The Museum is situated in the very atmospheric Halliwell's Close. The narrow, cobbled lane with outhouses, which was formerly gas-lit and was typical of many such Closes in Selkirk, has a compelling history dating back over 400 years.
The museum building itself dates from the end of the 18th century and is part of what is probably the oldest surviving row of dwellings in the historic town of Selkirk.
Halliwell's House and Close take their name from Robert Halliwell who was a wig maker who owned buildings in the Close at the beginning of the 18th century.

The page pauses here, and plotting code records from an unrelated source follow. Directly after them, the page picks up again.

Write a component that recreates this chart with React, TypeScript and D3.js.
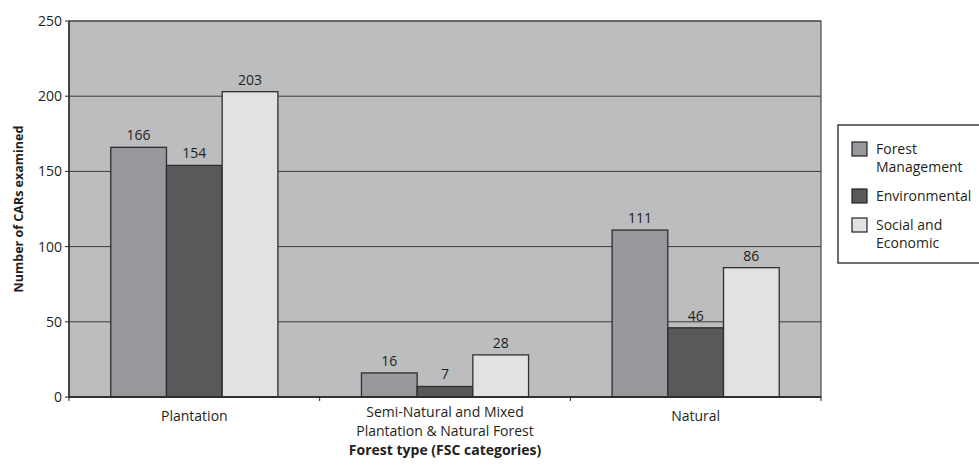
import React from 'react';
import * as d3 from 'd3';

// chart data
const categories = ['Plantation', 'Semi-Natural and Mixed\nPlantation & Natural Forest', 'Natural'];
const seriesNames = ['Forest Management', 'Environmental', 'Social and Economic'];
const forestManagement = [166, 16, 111];
const environmental = [154, 7, 46];
const socialEconomic = [203, 28, 86];
const yTicks = [0, 50, 100, 150, 200, 250];

const colors = ['#97989b', '#58595b', '#e1e2e4'];
const legendLines = [['Forest', 'Management'], ['Environmental'], ['Social and', 'Economic']];

const App = () => {
  const width = 979;
  const height = 471;
  const margin = { top: 21, left: 69, right: 158, bottom: 74 };
  const innerWidth = width - margin.left - margin.right;
  const innerHeight = height - margin.top - margin.bottom;
  const font = "'Open Sans', sans-serif";
  const textColor = '#231f20';

  const x = d3.scaleBand().domain(categories).range([0, innerWidth]).paddingInner(0).paddingOuter(0);
  const x1 = d3
    .scaleBand()
    .domain(seriesNames)
    .range([x.bandwidth() / 6, (x.bandwidth() * 5) / 6]);
  const y = d3.scaleLinear().domain([0, 250]).range([innerHeight, 0]);

  const series = [forestManagement, environmental, socialEconomic];

  return (
    <svg width={width} height={height} style={{ position: 'absolute', left: 0, top: 0 }}>
      <g transform={`translate(${margin.left},${margin.top})`}>
        {/* background */}
        <rect x={0} y={0} width={innerWidth} height={innerHeight} fill="#bcbdbf" />
        {/* gridlines */}
        {yTicks.map((t) => (
          <line key={t} x1={0} x2={innerWidth} y1={y(t)} y2={y(t)} stroke="#3a3a3a" strokeWidth={1} />
        ))}
        {/* bars */}
        {categories.map((c, ci) =>
          series.map((vals, si) => (
            <g key={`${ci}-${si}`}>
              <rect
                x={(x(c) as number) + (x1(seriesNames[si]) as number)}
                y={y(vals[ci])}
                width={x1.bandwidth()}
                height={innerHeight - y(vals[ci])}
                fill={colors[si]}
                stroke="#2e2e2e"
                strokeWidth={1.3}
              />
              <text
                x={(x(c) as number) + (x1(seriesNames[si]) as number) + x1.bandwidth() / 2}
                y={y(vals[ci]) - 7}
                textAnchor="middle"
                fontFamily={font}
                fontSize={14}
                fill={textColor}
              >
                {vals[ci]}
              </text>
            </g>
          ))
        )}
        {/* plot border */}
        <rect x={0} y={0} width={innerWidth} height={innerHeight} fill="none" stroke="#555" strokeWidth={1.3} />
        {/* y axis */}
        <line x1={0} x2={0} y1={0} y2={innerHeight} stroke="#222" strokeWidth={1.3} />
        {yTicks.map((t) => (
          <g key={t} transform={`translate(0,${y(t)})`}>
            <line x1={-4} x2={0} stroke="#222" />
            <text x={-7} dy="0.35em" textAnchor="end" fontFamily={font} fontSize={14} fill={textColor}>
              {t}
            </text>
          </g>
        ))}
        {/* x axis */}
        <line x1={0} x2={innerWidth} y1={innerHeight} y2={innerHeight} stroke="#222" strokeWidth={1.3} />
        {d3.range(categories.length + 1).map((i) => (
          <line
            key={i}
            x1={(innerWidth / categories.length) * i}
            x2={(innerWidth / categories.length) * i}
            y1={innerHeight}
            y2={innerHeight + 4}
            stroke="#222"
          />
        ))}
        {categories.map((c) => {
          const lines = c.split('\n');
          return (
            <text
              key={c}
              x={(x(c) as number) + x.bandwidth() / 2}
              y={lines.length > 1 ? innerHeight + 20 : innerHeight + 24}
              textAnchor="middle"
              fontFamily={font}
              fontSize={14}
              fill={textColor}
            >
              {lines.map((l, i) => (
                <tspan key={i} x={(x(c) as number) + x.bandwidth() / 2} dy={i === 0 ? 0 : 19}>
                  {l}
                </tspan>
              ))}
            </text>
          );
        })}
        {/* axis titles */}
        <text
          x={innerWidth / 2 + 0}
          y={innerHeight + 58}
          textAnchor="middle"
          fontFamily={font}
          fontSize={14}
          fontWeight="bold"
          fill={textColor}
        >
          Forest type (FSC categories)
        </text>
        <text
          transform={`translate(${-46},${innerHeight / 2}) rotate(-90)`}
          textAnchor="middle"
          fontFamily={font}
          fontSize={12.5}
          fontWeight="bold"
          fill={textColor}
        >
          Number of CARs examined
        </text>
      </g>
      {/* legend */}
      <g transform="translate(838,125)">
        <rect x={0} y={0} width={142} height={138} fill="#fff" stroke="#222" strokeWidth={1.3} />
        {seriesNames.map((s, i) => {
          const top = [17, 64, 93][i];
          return (
            <g key={s} transform={`translate(14,${top})`}>
              <rect x={0} y={0} width={15} height={14} fill={colors[i]} stroke="#222" strokeWidth={1.2} />
              {legendLines[i].map((l, li) => (
                <text key={li} x={24} y={12 + li * 18} fontFamily={font} fontSize={14} fill={textColor}>
                  {l}
                </text>
              ))}
            </g>
          );
        })}
      </g>
    </svg>
  );
};

export default App;
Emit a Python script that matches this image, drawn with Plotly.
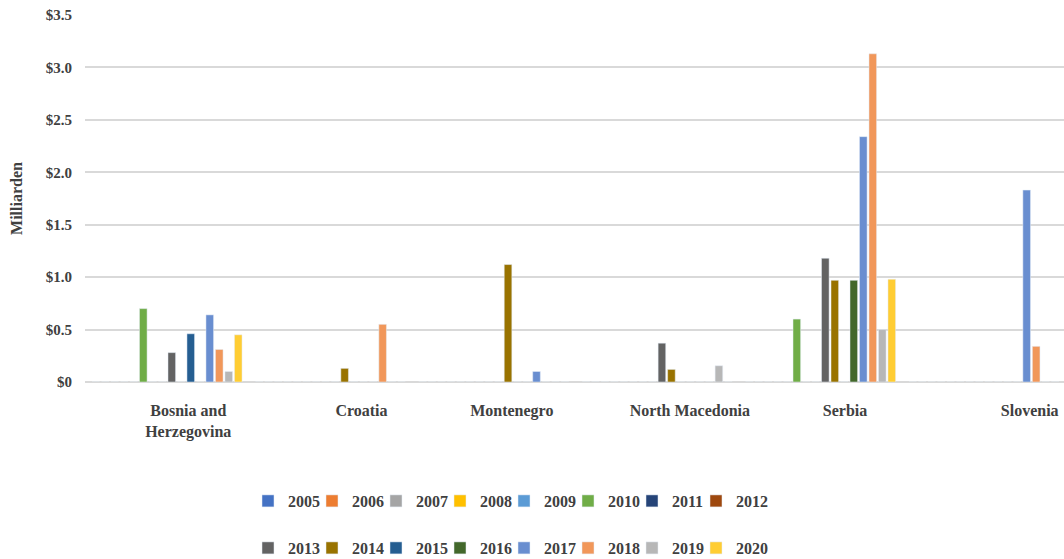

Records dating from the 1600s indicate many different trades have thrived in Halliwell's Close down the centuries: weavers, fleshers (butchers), ironmongers, tailors, bakers, coopers (barrel makers), shoemakers and others. The museum tells the story of life in Halliwell's Close as well as the wider story of Selkirk's fascinating history.
Market Place, Selkirk
01750 726456 / 01750 20054
A small retail area selling reasonably priced gifts, books and souvenirs is located at the entrance to the building. Free admission though donations are welcomed.
Education and learning
We are happy to accommodate specially arranged group visits and educational events connected with the venue, collections or exhibitions. For details or to make arrangements, please contact Assistant Curator, Phoebe Stewart 01750 726456
Closed for winter reopens 25th March 2016.
25th March - 30th October 2016
The museum is on two floors. The upper level can be accessed via the stairway or lift, which is suitable for wheelchair users.
There are no toilet facilities, though public toilets adjoin the building.